December 9, 2008

Grading the staff

So Obama's picked a centrist cabinet? With a couple of 'minor' exceptions, I beg to differ. Here's a quick synopsis for those keeping score.

State Department: Hillary Clinton. American Conservative Union lifetime score - 7.71. Obama's score was 7.61, yep she's far right of him. She's drag him back to that center line right quick.

Commerce Department: Bill Richardson. Very liberal record of voting and ideas is on display here, and here. Environmentalists' choice. This is a scary bad choice for Commerce.

Homeland Security: Janet Napolitano. Amnesty supporter for Homeland Security? The hits just keep on coming.

Justice Department: Eric Holder. Had Atta survived the 9/11 attack we shouldn't regard him as a POW? Well, I guess he'd want to try him over at Justice. Right. I wonder what he would have done if he'd captured Rudolph Hess.

Treasury Department: Timothy Geithner. Supposedly the most moderate, but with a somewhat thin resume and it's argued, more of the same as Paulson - bailouts, lack of transparency. Well, at least he's supposedly more centrist than everyone else on the list so far.

Defense Department: Robert Gates.
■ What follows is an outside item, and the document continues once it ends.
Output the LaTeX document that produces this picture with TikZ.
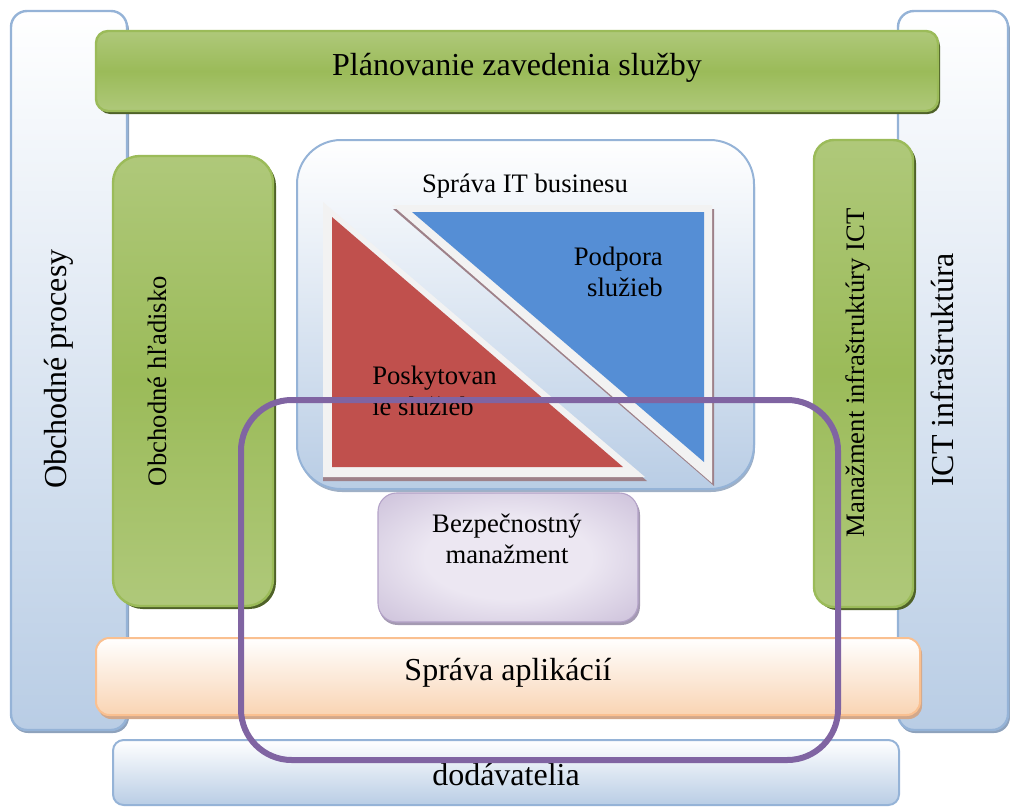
\documentclass[tikz,border=0pt]{standalone}
\usepackage{fontspec}
\setmainfont{Liberation Serif}

\definecolor{blueEdge}{HTML}{95B3D7}
\definecolor{blueFill}{HTML}{B9CDE5}
\definecolor{blueShadow}{HTML}{8EA2BC}
\definecolor{greenEdge}{HTML}{9BBB59}
\definecolor{greenLight}{HTML}{C3D69B}
\definecolor{greenShadow}{HTML}{4F6228}
\definecolor{orangeEdge}{HTML}{FAC090}
\definecolor{orangeFill}{HTML}{F9D4B3}
\definecolor{orangeShadow}{HTML}{D2A88B}
\definecolor{lilacDark}{HTML}{B3A2C7}
\definecolor{lilacLight}{HTML}{ECE7F2}
\definecolor{lilacShadow}{HTML}{A49AB2}
\definecolor{ringPurple}{HTML}{8064A2}
\definecolor{triRed}{HTML}{C0504D}
\definecolor{triBlue}{HTML}{558ED5}
\definecolor{triBand}{HTML}{F2F2F2}
\definecolor{triShadow}{HTML}{9E8189}
\definecolor{itShadow}{HTML}{9FB0C6}

\pgfdeclareverticalshading{greenband}{100bp}{color(0bp)=(greenLight); color(50bp)=(greenEdge); color(100bp)=(greenLight)}
\pgfdeclareradialshading{lilacglow}{\pgfpoint{0bp}{0bp}}{color(0bp)=(lilacLight); color(16bp)=(lilacLight); color(52bp)=(lilacDark)}

\begin{document}
\begin{tikzpicture}[x=0.75pt,y=-0.75pt,
  bluepanel/.style={draw=blueEdge, line width=1.8pt, top color=white, bottom color=blueFill},
  greenpanel/.style={draw=greenEdge, line width=1.8pt, shading=greenband},
  greendrop/.style={fill=greenShadow},
  bigtxt/.style={font=\fontsize{24}{29}\selectfont, inner sep=0pt},
  smalltxt/.style={font=\fontsize{20}{23.25}\selectfont, inner sep=0pt}]
\useasboundingbox (0,0) rectangle (1010,807);

% outer columns
\fill[blueShadow, rounded corners=12pt] (12,14) rectangle (129,733);
\draw[bluepanel, rounded corners=12pt] (11,11) rectangle (127,730);
\fill[blueShadow, rounded corners=12pt] (899,14) rectangle (1010,733);
\draw[bluepanel, rounded corners=12pt] (898,11) rectangle (1008,730);

% top green bar
\fill[greendrop, rounded corners=9pt] (98,34) rectangle (940,114);
\draw[greenpanel, rounded corners=9pt] (96,31) rectangle (938,111);

% side green panels
\fill[greendrop, rounded corners=20pt] (116,159) rectangle (276,609);
\draw[greenpanel, rounded corners=20pt] (113,156) rectangle (273,606);
\fill[greendrop, rounded corners=15pt] (817,143) rectangle (916,610);
\draw[greenpanel, rounded corners=15pt] (814,140) rectangle (913,607);

% IT business panel
\fill[itShadow, rounded corners=33pt] (298,143) rectangle (755,492);
\draw[draw=blueEdge, line width=1.5pt, top color=white, bottom color=blueFill, rounded corners=33pt] (297,140) rectangle (754,489);

% red triangle with its light band
\fill[triShadow] (323,206) -- (323,481) -- (647,481) -- cycle;
\fill[triBand] (323,202) -- (323,477) -- (645,477) -- cycle;
\fill[triRed] (332,217) -- (332,467) -- (623,467) -- cycle;

% blue triangle with its light band
\fill[triShadow] (393,209) -- (714,209) -- (714,486) -- cycle;
\fill[triBand] (392,205) -- (712,205) -- (712,483) -- cycle;
\fill[triBlue] (412,212) -- (704,212) -- (704,462) -- cycle;

% security panel
\fill[lilacShadow, rounded corners=14pt] (379,496) rectangle (640,625);
\draw[draw=lilacDark, line width=0.8pt, shading=lilacglow, rounded corners=14pt] (378,493) rectangle (638,622);

% application bar
\fill[orangeShadow, rounded corners=10pt] (98,641) rectangle (922,719);
\draw[draw=orangeEdge, line width=1.5pt, top color=white, bottom color=orangeFill, rounded corners=10pt] (96,638) rectangle (920,715);

% supplier bar
\draw[draw=blueEdge, line width=1.5pt, top color=white, bottom color=blueFill, rounded corners=8pt] (113,740) rectangle (899,805);

% labels
\node[bigtxt] (plan) at (517,68) {Plánovanie zavedenia služby};
\node[bigtxt, rotate=90] (procesy) at (59,369) {Obchodné procesy};
\node[bigtxt, rotate=90] (ictinf) at (942,370) {ICT infraštruktúra};
\node[smalltxt, rotate=90] (hladisko) at (157,381) {Obchodné hľadisko};
\node[smalltxt, rotate=90] (manazment) at (858,373) {Manažment infraštruktúry ICT};
\node[smalltxt] (itbusiness) at (525,186) {Správa IT businesu};
\node[smalltxt, align=right, anchor=east] (podpora) at (663,272) {Podpora\\služieb};
\node[smalltxt, align=left, anchor=west] (poskyt) at (372,391) {Poskytovan\\ie služieb};
\node[smalltxt, align=center] (bezp) at (507,539) {Bezpečnostný\\manažment};
\node[bigtxt] (aplik) at (508,673) {Správa aplikácií};
\node[bigtxt] (dodav) at (506,775) {dodávatelia};

% scope ring drawn over everything
\draw[ringPurple, line width=4.5pt, rounded corners=38pt] (241,400) rectangle (838,760);
\end{tikzpicture}
\end{document}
Okay, I can live with Gates. But I believe he's there just to serve a purpose for Obama. Obama can play the moderate, consensus-builder card by having Gates and Geithner on board. It also helps with the international visual of continuity.

NSC: Jim Jones. Again, livable but somewhat of an unknown. Probably serving the same purpose as Gates. According to Democracy Arsenal;

He’s a career military guy who wasn’t known during that time for doing much “off
the record” sharing of his views on policy issues — he followed orders,
impressed people enough to keep getting promoted, and either kept his views to
himself or else only shared them with people who are extremely tight-lipped.


UN Ambassador: Susan Rice. Former foreign policy advisor to Michael Dukakis during his 1998 campaign. Good stuff, that. Then there's this disturbing bit from Wikipedia;

In a 2002 op-ed piece in the Washington Post, former Ambassador to Sudan
Timothy Carney and news contributor Mansoor Ijaz implicated Rice and
counter-terrorism czar Richard Clarke in missing an opportunity to neutralize Osama bin Laden while he was still in Sudan. They write that Sudan and Secretary of State Madeleine Albright wre ready to cooperate on intelligence potentially leading to bin Laden, but that Rice and Clarke persuaded National Security Advisor Sandy Berger to overrule Albright.